Showing posts with label gold. Show all posts
Showing posts with label gold. Show all posts

Sunday, 1 December 2013

Silver & Gold


ONE ICY MORNING as the light crept over the edge of my day, I stepped out into the frosted world and found there on the cold ground a lost wing of summer, its flutter of gold now flightless and fallen, as the crisp stilling of silver winter rose up. 


Everywhere a quiet alchemy was taking place. The cold gate latch ice-clanged.

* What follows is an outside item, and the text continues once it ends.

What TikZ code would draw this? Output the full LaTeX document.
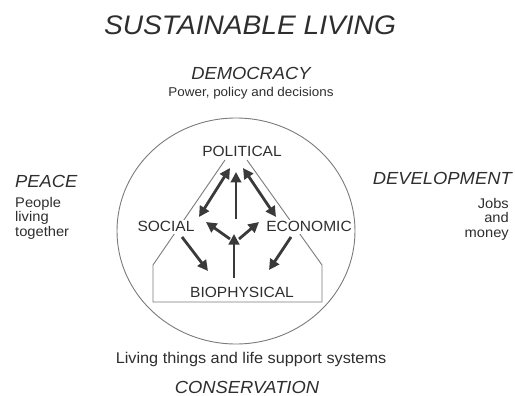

Frost and rust: strange playmates.


Here I stood, on this late November day, as the Earth's Wild Jeweller threaded her silver through the rich golds of autumn.


Birch trees edged with peeling paperbark were amber-lit by the first light against blue moonstone-cold fields; autumn's late-clinging leaves shone golden in the silver morning.


Old bracken and new ivy, brown and green, were adorned by the twin lustre of those two precious metals of fable and proverb, found in Long John, in apple, in moonlight, in heart, in pirate's swag and tax collector's booty. The Earth's Wild Jeweller had cast a metallurgist's spell to enchant any lost or jaded treasure-hunter.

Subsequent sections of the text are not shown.